● **SET PROBLEM**:
Every line below is to be copied exactly, with the pictures left out.

(Stored dataset items)
_ _ _ _ _

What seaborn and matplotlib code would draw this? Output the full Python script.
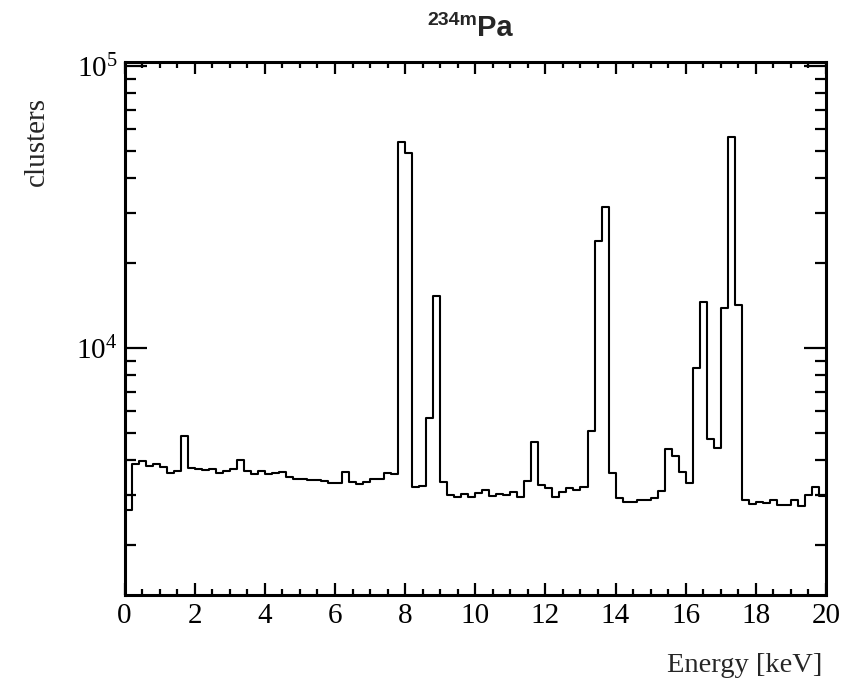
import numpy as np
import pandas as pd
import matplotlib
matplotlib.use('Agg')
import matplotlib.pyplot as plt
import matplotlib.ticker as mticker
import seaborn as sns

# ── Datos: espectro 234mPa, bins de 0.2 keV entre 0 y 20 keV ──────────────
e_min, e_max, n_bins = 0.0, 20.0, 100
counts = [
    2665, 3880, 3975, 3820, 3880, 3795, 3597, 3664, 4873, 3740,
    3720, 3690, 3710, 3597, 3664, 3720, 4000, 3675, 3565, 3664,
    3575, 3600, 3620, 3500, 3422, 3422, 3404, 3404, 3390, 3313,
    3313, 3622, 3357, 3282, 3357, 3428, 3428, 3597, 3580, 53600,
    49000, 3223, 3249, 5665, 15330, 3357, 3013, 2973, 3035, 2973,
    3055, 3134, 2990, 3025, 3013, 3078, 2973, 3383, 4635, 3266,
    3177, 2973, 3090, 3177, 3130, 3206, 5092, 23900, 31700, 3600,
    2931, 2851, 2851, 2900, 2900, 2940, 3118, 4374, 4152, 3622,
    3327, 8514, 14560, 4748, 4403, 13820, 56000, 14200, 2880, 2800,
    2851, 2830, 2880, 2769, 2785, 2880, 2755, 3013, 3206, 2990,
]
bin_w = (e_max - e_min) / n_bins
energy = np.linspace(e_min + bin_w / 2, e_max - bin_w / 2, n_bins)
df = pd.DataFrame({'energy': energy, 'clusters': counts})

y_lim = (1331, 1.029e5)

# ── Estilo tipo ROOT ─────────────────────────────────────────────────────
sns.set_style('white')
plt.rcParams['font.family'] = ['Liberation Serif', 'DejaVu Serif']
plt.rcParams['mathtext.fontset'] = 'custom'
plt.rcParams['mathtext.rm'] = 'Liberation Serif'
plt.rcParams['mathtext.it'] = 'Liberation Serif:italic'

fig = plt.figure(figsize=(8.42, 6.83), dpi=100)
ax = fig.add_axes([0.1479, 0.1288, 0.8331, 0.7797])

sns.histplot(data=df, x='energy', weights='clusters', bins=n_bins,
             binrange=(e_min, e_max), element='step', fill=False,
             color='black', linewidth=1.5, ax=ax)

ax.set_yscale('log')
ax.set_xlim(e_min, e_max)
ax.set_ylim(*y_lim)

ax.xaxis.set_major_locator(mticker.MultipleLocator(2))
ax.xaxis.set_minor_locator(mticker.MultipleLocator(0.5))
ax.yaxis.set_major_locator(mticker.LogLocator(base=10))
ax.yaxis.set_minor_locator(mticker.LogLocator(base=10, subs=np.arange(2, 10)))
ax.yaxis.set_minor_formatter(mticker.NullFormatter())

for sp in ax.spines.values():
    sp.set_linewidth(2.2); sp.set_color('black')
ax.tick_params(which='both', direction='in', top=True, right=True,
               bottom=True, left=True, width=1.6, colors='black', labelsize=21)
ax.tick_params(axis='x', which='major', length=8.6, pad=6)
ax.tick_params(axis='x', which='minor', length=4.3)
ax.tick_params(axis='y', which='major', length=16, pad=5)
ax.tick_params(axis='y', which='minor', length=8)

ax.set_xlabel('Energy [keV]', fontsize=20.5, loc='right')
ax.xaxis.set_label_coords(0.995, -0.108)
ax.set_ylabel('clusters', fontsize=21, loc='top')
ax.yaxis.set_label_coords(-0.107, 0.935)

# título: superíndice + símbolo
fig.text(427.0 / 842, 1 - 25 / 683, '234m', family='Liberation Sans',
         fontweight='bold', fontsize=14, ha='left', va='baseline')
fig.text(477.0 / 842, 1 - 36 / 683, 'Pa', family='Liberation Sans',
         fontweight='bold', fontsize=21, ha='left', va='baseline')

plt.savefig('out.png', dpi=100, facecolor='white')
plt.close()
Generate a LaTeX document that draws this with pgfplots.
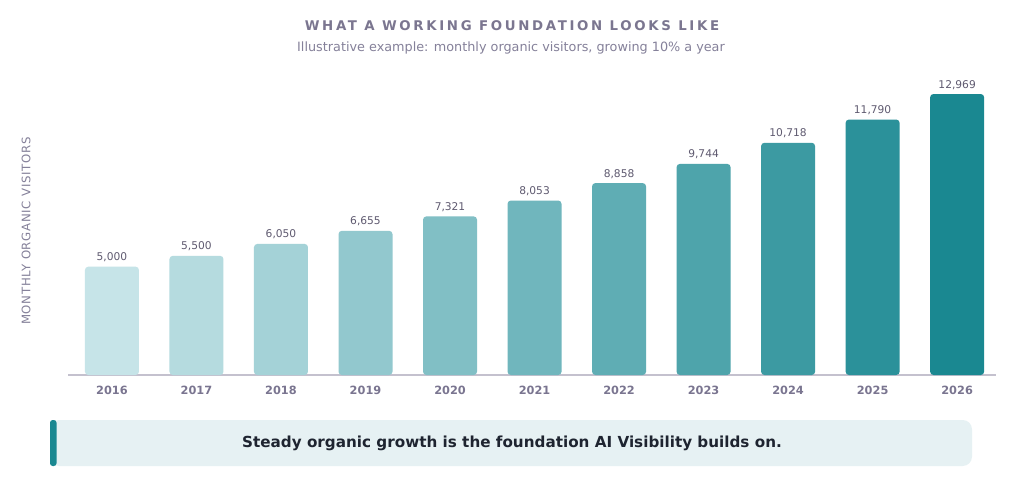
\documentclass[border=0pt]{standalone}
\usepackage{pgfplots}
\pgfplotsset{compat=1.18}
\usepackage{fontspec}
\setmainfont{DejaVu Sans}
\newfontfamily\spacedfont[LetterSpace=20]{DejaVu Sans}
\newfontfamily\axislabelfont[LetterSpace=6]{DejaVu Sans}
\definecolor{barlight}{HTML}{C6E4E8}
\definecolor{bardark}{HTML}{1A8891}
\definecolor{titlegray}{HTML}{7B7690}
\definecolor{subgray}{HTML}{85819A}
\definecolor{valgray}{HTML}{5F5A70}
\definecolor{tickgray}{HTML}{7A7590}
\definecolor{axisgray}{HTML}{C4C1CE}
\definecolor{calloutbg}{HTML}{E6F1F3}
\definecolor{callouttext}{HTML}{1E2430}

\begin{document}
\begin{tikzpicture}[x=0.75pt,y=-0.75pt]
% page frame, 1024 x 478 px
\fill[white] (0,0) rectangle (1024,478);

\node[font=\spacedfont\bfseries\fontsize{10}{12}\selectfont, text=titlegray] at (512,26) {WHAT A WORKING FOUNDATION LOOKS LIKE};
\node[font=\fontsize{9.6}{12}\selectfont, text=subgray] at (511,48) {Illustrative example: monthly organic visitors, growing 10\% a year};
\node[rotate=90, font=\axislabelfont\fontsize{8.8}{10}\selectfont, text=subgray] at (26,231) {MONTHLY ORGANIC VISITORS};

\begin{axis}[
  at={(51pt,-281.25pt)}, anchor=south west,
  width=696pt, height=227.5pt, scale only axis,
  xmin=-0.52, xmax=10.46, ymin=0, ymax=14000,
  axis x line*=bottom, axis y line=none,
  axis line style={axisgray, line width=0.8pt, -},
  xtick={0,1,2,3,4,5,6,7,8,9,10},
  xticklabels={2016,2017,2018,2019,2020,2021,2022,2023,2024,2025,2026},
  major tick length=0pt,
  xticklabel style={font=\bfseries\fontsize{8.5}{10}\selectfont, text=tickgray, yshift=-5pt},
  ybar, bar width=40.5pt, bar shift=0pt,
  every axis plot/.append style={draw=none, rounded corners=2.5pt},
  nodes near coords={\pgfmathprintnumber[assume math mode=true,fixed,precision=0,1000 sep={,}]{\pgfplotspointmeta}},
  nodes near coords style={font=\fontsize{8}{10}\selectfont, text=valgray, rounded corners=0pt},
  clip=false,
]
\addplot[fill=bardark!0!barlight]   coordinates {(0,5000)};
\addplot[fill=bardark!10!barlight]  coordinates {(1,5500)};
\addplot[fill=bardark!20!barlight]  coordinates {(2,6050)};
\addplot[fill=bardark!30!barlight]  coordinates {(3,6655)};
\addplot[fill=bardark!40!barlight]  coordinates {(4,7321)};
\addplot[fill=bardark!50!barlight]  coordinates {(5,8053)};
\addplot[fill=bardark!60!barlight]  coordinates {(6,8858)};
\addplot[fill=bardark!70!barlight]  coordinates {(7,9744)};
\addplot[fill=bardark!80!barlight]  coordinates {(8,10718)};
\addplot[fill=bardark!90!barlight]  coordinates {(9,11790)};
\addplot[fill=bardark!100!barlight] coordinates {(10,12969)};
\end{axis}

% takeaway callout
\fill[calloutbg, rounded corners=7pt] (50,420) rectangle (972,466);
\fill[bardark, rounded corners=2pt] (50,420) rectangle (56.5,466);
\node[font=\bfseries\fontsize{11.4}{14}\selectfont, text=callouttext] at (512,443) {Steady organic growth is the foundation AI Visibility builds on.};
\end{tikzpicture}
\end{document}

_ _ _ _ _

● **REPLY TO THE EXERCISE**:
What seaborn and matplotlib code would draw this? Output the full Python script.
import numpy as np
import pandas as pd
import matplotlib
matplotlib.use('Agg')
import matplotlib.pyplot as plt
import matplotlib.ticker as mticker
import seaborn as sns

# ── Datos: espectro 234mPa, bins de 0.2 keV entre 0 y 20 keV ──────────────
e_min, e_max, n_bins = 0.0, 20.0, 100
counts = [
    2665, 3880, 3975, 3820, 3880, 3795, 3597, 3664, 4873, 3740,
    3720, 3690, 3710, 3597, 3664, 3720, 4000, 3675, 3565, 3664,
    3575, 3600, 3620, 3500, 3422, 3422, 3404, 3404, 3390, 3313,
    3313, 3622, 3357, 3282, 3357, 3428, 3428, 3597, 3580, 53600,
    49000, 3223, 3249, 5665, 15330, 3357, 3013, 2973, 3035, 2973,
    3055, 3134, 2990, 3025, 3013, 3078, 2973, 3383, 4635, 3266,
    3177, 2973, 3090, 3177, 3130, 3206, 5092, 23900, 31700, 3600,
    2931, 2851, 2851, 2900, 2900, 2940, 3118, 4374, 4152, 3622,
    3327, 8514, 14560, 4748, 4403, 13820, 56000, 14200, 2880, 2800,
    2851, 2830, 2880, 2769, 2785, 2880, 2755, 3013, 3206, 2990,
]
bin_w = (e_max - e_min) / n_bins
energy = np.linspace(e_min + bin_w / 2, e_max - bin_w / 2, n_bins)
df = pd.DataFrame({'energy': energy, 'clusters': counts})

y_lim = (1331, 1.029e5)

# ── Estilo tipo ROOT ─────────────────────────────────────────────────────
sns.set_style('white')
plt.rcParams['font.family'] = ['Liberation Serif', 'DejaVu Serif']
plt.rcParams['mathtext.fontset'] = 'custom'
plt.rcParams['mathtext.rm'] = 'Liberation Serif'
plt.rcParams['mathtext.it'] = 'Liberation Serif:italic'

fig = plt.figure(figsize=(8.42, 6.83), dpi=100)
ax = fig.add_axes([0.1479, 0.1288, 0.8331, 0.7797])

sns.histplot(data=df, x='energy', weights='clusters', bins=n_bins,
             binrange=(e_min, e_max), element='step', fill=False,
             color='black', linewidth=1.5, ax=ax)

ax.set_yscale('log')
ax.set_xlim(e_min, e_max)
ax.set_ylim(*y_lim)

ax.xaxis.set_major_locator(mticker.MultipleLocator(2))
ax.xaxis.set_minor_locator(mticker.MultipleLocator(0.5))
ax.yaxis.set_major_locator(mticker.LogLocator(base=10))
ax.yaxis.set_minor_locator(mticker.LogLocator(base=10, subs=np.arange(2, 10)))
ax.yaxis.set_minor_formatter(mticker.NullFormatter())

for sp in ax.spines.values():
    sp.set_linewidth(2.2); sp.set_color('black')
ax.tick_params(which='both', direction='in', top=True, right=True,
               bottom=True, left=True, width=1.6, colors='black', labelsize=21)
ax.tick_params(axis='x', which='major', length=8.6, pad=6)
ax.tick_params(axis='x', which='minor', length=4.3)
ax.tick_params(axis='y', which='major', length=16, pad=5)
ax.tick_params(axis='y', which='minor', length=8)

ax.set_xlabel('Energy [keV]', fontsize=20.5, loc='right')
ax.xaxis.set_label_coords(0.995, -0.108)
ax.set_ylabel('clusters', fontsize=21, loc='top')
ax.yaxis.set_label_coords(-0.107, 0.935)

# título: superíndice + símbolo
fig.text(427.0 / 842, 1 - 25 / 683, '234m', family='Liberation Sans',
         fontweight='bold', fontsize=14, ha='left', va='baseline')
fig.text(477.0 / 842, 1 - 36 / 683, 'Pa', family='Liberation Sans',
         fontweight='bold', fontsize=21, ha='left', va='baseline')

plt.savefig('out.png', dpi=100, facecolor='white')
plt.close()
Generate a LaTeX document that draws this with pgfplots.
\documentclass[border=0pt]{standalone}
\usepackage{pgfplots}
\pgfplotsset{compat=1.18}
\usepackage{fontspec}
\setmainfont{DejaVu Sans}
\newfontfamily\spacedfont[LetterSpace=20]{DejaVu Sans}
\newfontfamily\axislabelfont[LetterSpace=6]{DejaVu Sans}
\definecolor{barlight}{HTML}{C6E4E8}
\definecolor{bardark}{HTML}{1A8891}
\definecolor{titlegray}{HTML}{7B7690}
\definecolor{subgray}{HTML}{85819A}
\definecolor{valgray}{HTML}{5F5A70}
\definecolor{tickgray}{HTML}{7A7590}
\definecolor{axisgray}{HTML}{C4C1CE}
\definecolor{calloutbg}{HTML}{E6F1F3}
\definecolor{callouttext}{HTML}{1E2430}

\begin{document}
\begin{tikzpicture}[x=0.75pt,y=-0.75pt]
% page frame, 1024 x 478 px
\fill[white] (0,0) rectangle (1024,478);

\node[font=\spacedfont\bfseries\fontsize{10}{12}\selectfont, text=titlegray] at (512,26) {WHAT A WORKING FOUNDATION LOOKS LIKE};
\node[font=\fontsize{9.6}{12}\selectfont, text=subgray] at (511,48) {Illustrative example: monthly organic visitors, growing 10\% a year};
\node[rotate=90, font=\axislabelfont\fontsize{8.8}{10}\selectfont, text=subgray] at (26,231) {MONTHLY ORGANIC VISITORS};

\begin{axis}[
  at={(51pt,-281.25pt)}, anchor=south west,
  width=696pt, height=227.5pt, scale only axis,
  xmin=-0.52, xmax=10.46, ymin=0, ymax=14000,
  axis x line*=bottom, axis y line=none,
  axis line style={axisgray, line width=0.8pt, -},
  xtick={0,1,2,3,4,5,6,7,8,9,10},
  xticklabels={2016,2017,2018,2019,2020,2021,2022,2023,2024,2025,2026},
  major tick length=0pt,
  xticklabel style={font=\bfseries\fontsize{8.5}{10}\selectfont, text=tickgray, yshift=-5pt},
  ybar, bar width=40.5pt, bar shift=0pt,
  every axis plot/.append style={draw=none, rounded corners=2.5pt},
  nodes near coords={\pgfmathprintnumber[assume math mode=true,fixed,precision=0,1000 sep={,}]{\pgfplotspointmeta}},
  nodes near coords style={font=\fontsize{8}{10}\selectfont, text=valgray, rounded corners=0pt},
  clip=false,
]
\addplot[fill=bardark!0!barlight]   coordinates {(0,5000)};
\addplot[fill=bardark!10!barlight]  coordinates {(1,5500)};
\addplot[fill=bardark!20!barlight]  coordinates {(2,6050)};
\addplot[fill=bardark!30!barlight]  coordinates {(3,6655)};
\addplot[fill=bardark!40!barlight]  coordinates {(4,7321)};
\addplot[fill=bardark!50!barlight]  coordinates {(5,8053)};
\addplot[fill=bardark!60!barlight]  coordinates {(6,8858)};
\addplot[fill=bardark!70!barlight]  coordinates {(7,9744)};
\addplot[fill=bardark!80!barlight]  coordinates {(8,10718)};
\addplot[fill=bardark!90!barlight]  coordinates {(9,11790)};
\addplot[fill=bardark!100!barlight] coordinates {(10,12969)};
\end{axis}

% takeaway callout
\fill[calloutbg, rounded corners=7pt] (50,420) rectangle (972,466);
\fill[bardark, rounded corners=2pt] (50,420) rectangle (56.5,466);
\node[font=\bfseries\fontsize{11.4}{14}\selectfont, text=callouttext] at (512,443) {Steady organic growth is the foundation AI Visibility builds on.};
\end{tikzpicture}
\end{document}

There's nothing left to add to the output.